Reproduce nothing but the lines from the one with "What TikZ code" through the one with "(0,0) rectangle (1568,1092.7);", exactly and with both ends. Omit pictures.

• PROVIDED INFORMATION:

———

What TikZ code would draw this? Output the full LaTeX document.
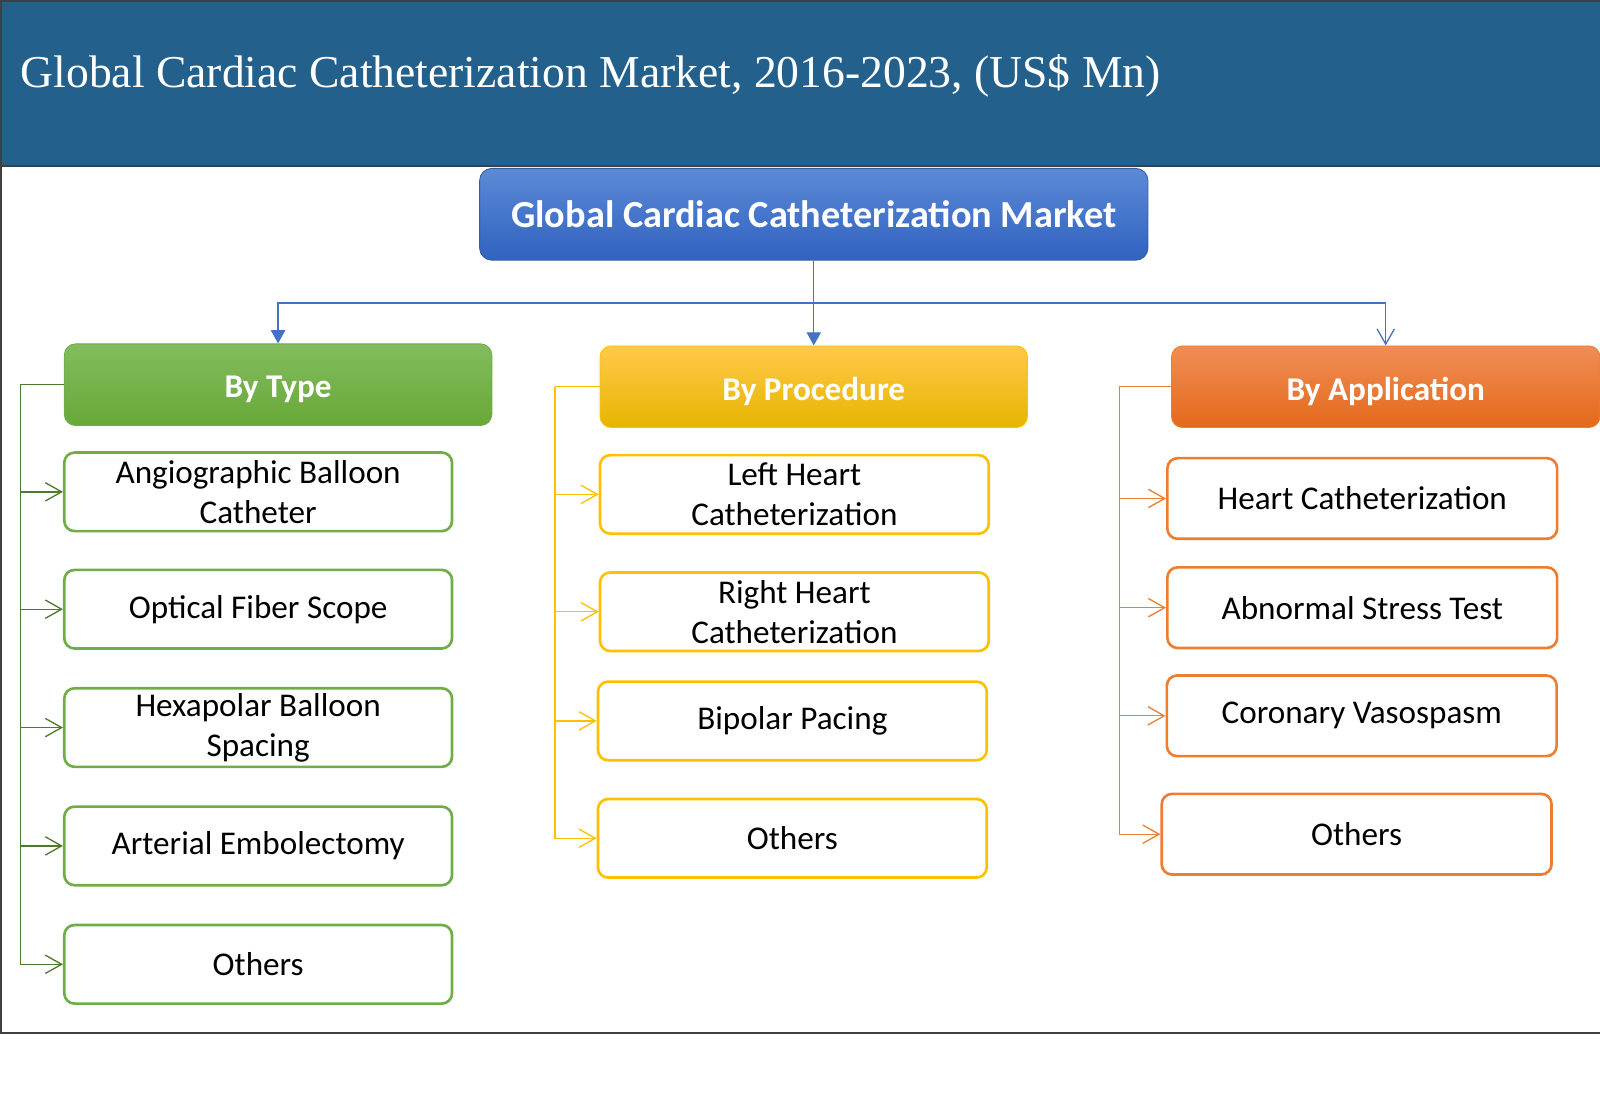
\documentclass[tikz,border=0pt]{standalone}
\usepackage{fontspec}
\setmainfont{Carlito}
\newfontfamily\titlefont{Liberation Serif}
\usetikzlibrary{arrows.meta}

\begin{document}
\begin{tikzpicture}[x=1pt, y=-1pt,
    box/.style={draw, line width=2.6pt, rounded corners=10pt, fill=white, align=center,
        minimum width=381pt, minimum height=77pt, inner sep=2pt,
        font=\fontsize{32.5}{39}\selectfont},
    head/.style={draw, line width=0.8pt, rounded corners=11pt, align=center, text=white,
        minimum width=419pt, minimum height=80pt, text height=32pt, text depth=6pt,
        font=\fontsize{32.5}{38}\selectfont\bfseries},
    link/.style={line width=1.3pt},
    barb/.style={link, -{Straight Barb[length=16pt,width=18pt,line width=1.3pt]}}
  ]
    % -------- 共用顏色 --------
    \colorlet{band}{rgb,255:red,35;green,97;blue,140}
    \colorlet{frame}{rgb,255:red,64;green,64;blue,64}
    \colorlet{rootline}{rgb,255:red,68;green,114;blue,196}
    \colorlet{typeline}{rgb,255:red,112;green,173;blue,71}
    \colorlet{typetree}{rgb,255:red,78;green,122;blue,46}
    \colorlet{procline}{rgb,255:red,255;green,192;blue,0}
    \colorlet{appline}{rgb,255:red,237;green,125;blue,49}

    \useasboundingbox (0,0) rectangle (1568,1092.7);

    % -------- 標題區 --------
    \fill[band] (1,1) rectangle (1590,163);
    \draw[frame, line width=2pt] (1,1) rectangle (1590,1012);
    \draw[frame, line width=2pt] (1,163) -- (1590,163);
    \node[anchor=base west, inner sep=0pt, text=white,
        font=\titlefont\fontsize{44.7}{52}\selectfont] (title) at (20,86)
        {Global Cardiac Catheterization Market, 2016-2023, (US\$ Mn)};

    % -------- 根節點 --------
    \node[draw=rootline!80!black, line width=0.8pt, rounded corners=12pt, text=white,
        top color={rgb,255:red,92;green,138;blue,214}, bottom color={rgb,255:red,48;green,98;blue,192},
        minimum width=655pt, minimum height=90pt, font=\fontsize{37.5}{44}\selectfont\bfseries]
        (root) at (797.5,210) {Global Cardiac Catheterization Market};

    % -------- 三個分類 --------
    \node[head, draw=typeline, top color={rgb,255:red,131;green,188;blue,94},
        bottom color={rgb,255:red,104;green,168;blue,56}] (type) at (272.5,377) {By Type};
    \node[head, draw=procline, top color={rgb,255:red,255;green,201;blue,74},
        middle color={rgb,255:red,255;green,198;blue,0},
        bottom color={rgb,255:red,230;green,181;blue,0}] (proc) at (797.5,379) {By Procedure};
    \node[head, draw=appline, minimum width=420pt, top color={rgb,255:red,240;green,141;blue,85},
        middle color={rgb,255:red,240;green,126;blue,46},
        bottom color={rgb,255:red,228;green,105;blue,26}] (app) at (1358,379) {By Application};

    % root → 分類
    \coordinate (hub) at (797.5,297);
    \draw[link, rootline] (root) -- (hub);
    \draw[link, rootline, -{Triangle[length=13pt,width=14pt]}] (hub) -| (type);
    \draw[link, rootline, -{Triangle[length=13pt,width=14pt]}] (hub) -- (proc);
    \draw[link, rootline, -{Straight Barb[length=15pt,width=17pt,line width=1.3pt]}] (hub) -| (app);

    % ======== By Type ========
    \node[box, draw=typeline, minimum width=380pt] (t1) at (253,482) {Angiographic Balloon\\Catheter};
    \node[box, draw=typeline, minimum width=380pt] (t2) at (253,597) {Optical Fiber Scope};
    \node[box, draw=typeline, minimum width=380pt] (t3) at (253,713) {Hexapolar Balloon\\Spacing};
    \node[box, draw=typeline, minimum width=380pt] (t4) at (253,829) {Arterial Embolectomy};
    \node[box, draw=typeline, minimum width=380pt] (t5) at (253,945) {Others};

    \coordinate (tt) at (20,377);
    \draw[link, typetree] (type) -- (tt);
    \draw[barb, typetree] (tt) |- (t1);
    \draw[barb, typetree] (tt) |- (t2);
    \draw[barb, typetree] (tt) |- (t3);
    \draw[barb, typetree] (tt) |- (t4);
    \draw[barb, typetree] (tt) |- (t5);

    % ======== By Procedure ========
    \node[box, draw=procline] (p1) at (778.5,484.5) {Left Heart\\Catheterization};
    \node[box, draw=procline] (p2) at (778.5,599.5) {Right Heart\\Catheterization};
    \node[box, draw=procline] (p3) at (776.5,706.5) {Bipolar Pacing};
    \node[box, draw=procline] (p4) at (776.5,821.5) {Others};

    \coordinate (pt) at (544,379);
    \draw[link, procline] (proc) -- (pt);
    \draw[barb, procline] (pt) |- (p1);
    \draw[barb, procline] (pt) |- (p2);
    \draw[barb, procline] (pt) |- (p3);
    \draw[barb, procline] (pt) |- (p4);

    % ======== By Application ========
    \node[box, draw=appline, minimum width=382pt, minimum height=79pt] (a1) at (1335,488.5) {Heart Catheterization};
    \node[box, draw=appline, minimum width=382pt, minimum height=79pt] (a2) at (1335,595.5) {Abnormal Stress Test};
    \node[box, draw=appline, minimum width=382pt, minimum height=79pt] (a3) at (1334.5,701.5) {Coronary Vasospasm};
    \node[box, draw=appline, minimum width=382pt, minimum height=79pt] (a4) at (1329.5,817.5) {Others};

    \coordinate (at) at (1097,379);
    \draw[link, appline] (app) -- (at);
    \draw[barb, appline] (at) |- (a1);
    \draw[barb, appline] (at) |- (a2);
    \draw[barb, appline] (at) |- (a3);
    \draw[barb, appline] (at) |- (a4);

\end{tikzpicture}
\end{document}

———

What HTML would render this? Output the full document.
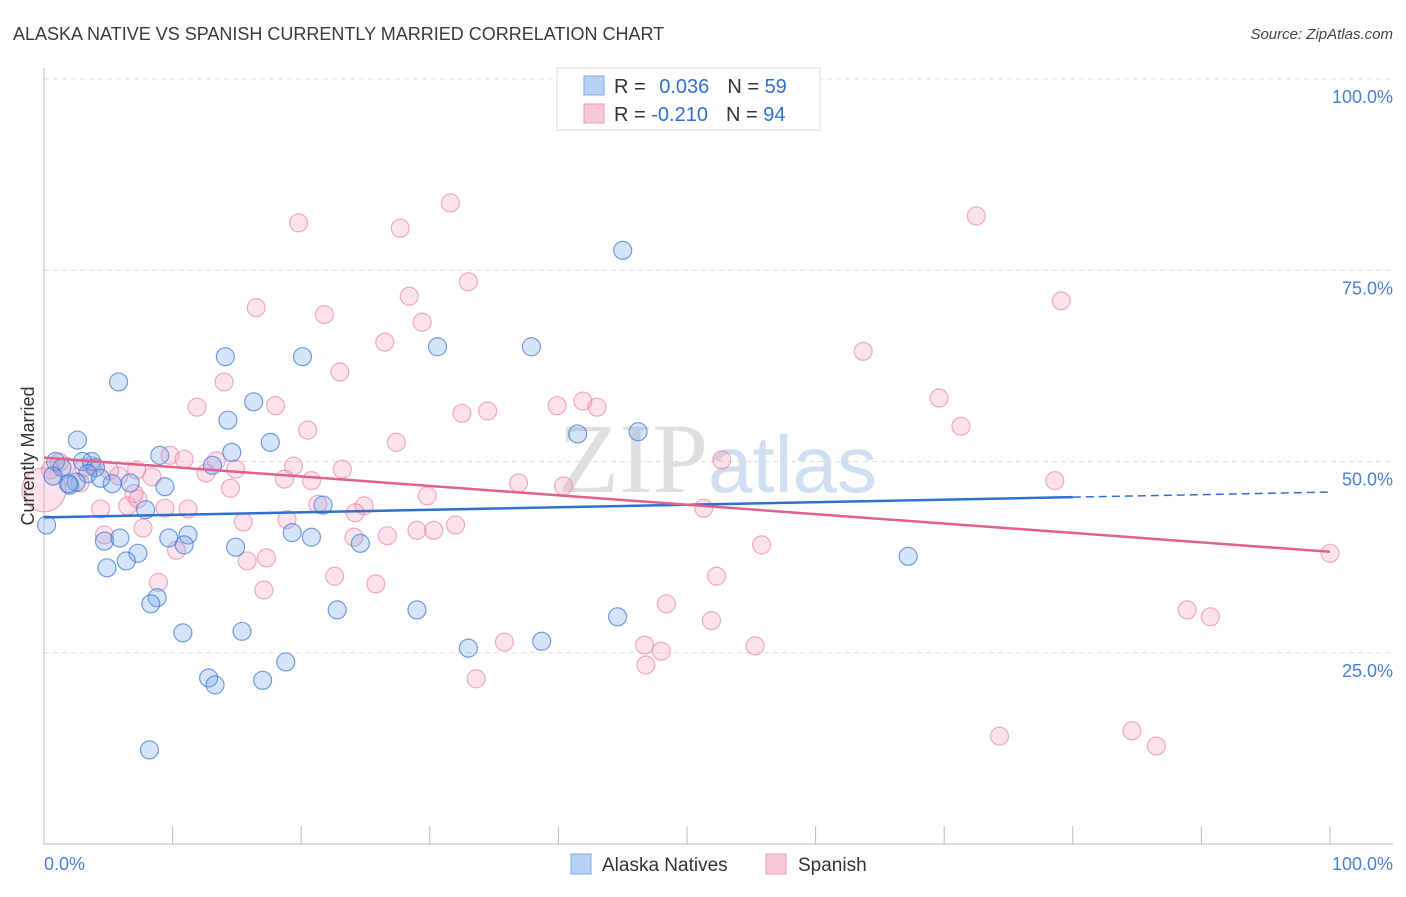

———

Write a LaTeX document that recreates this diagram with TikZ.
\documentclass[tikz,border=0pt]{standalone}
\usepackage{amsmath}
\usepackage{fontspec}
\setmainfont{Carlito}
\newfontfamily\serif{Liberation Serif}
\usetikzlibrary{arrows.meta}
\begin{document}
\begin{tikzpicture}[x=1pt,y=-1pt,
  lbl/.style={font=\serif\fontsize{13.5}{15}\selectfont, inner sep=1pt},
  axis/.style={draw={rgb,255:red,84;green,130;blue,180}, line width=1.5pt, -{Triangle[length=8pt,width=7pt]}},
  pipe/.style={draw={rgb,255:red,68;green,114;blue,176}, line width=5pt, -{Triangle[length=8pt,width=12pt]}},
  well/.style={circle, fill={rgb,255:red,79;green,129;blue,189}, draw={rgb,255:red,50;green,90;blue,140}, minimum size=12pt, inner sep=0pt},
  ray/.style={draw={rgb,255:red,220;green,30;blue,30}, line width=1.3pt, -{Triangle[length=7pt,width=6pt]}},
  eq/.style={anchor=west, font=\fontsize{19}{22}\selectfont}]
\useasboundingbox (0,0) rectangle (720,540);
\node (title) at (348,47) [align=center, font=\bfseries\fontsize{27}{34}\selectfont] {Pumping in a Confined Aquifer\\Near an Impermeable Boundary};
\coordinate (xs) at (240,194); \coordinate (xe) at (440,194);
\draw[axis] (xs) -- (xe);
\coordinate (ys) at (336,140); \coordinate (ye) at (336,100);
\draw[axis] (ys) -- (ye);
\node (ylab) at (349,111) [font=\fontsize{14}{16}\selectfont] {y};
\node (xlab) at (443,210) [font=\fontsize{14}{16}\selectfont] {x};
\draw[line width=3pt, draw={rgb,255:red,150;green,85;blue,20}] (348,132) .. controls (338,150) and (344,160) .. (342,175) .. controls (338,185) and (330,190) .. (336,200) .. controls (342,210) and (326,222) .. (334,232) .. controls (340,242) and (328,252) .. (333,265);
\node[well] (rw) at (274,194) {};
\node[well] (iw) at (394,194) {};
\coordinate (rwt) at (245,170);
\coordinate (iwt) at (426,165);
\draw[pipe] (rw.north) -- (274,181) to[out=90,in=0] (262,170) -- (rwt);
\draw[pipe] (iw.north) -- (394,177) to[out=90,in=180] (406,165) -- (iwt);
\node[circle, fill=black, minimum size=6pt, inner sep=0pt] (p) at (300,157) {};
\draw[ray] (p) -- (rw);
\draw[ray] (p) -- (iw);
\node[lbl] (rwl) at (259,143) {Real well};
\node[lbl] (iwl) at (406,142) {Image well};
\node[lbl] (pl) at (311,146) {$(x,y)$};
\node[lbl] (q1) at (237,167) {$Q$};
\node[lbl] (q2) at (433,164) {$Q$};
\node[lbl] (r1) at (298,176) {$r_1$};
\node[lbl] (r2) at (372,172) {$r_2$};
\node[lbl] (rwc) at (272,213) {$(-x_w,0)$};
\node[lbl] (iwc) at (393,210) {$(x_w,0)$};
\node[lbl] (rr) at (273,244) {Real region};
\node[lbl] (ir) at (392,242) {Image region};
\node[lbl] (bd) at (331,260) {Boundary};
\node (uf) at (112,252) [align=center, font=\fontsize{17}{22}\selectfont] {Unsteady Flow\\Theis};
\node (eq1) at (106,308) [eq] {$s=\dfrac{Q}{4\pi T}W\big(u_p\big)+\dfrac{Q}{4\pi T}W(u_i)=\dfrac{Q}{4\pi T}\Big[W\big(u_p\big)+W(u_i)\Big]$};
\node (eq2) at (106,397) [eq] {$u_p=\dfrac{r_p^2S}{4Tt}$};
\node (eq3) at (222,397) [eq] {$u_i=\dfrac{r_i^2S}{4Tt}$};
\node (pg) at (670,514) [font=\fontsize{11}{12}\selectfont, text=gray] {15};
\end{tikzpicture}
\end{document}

———

• FULL OUTPUT:
What TikZ code would draw this? Output the full LaTeX document.
\documentclass[tikz,border=0pt]{standalone}
\usepackage{fontspec}
\setmainfont{Carlito}
\newfontfamily\titlefont{Liberation Serif}
\usetikzlibrary{arrows.meta}

\begin{document}
\begin{tikzpicture}[x=1pt, y=-1pt,
    box/.style={draw, line width=2.6pt, rounded corners=10pt, fill=white, align=center,
        minimum width=381pt, minimum height=77pt, inner sep=2pt,
        font=\fontsize{32.5}{39}\selectfont},
    head/.style={draw, line width=0.8pt, rounded corners=11pt, align=center, text=white,
        minimum width=419pt, minimum height=80pt, text height=32pt, text depth=6pt,
        font=\fontsize{32.5}{38}\selectfont\bfseries},
    link/.style={line width=1.3pt},
    barb/.style={link, -{Straight Barb[length=16pt,width=18pt,line width=1.3pt]}}
  ]
    % -------- 共用顏色 --------
    \colorlet{band}{rgb,255:red,35;green,97;blue,140}
    \colorlet{frame}{rgb,255:red,64;green,64;blue,64}
    \colorlet{rootline}{rgb,255:red,68;green,114;blue,196}
    \colorlet{typeline}{rgb,255:red,112;green,173;blue,71}
    \colorlet{typetree}{rgb,255:red,78;green,122;blue,46}
    \colorlet{procline}{rgb,255:red,255;green,192;blue,0}
    \colorlet{appline}{rgb,255:red,237;green,125;blue,49}

    \useasboundingbox (0,0) rectangle (1568,1092.7);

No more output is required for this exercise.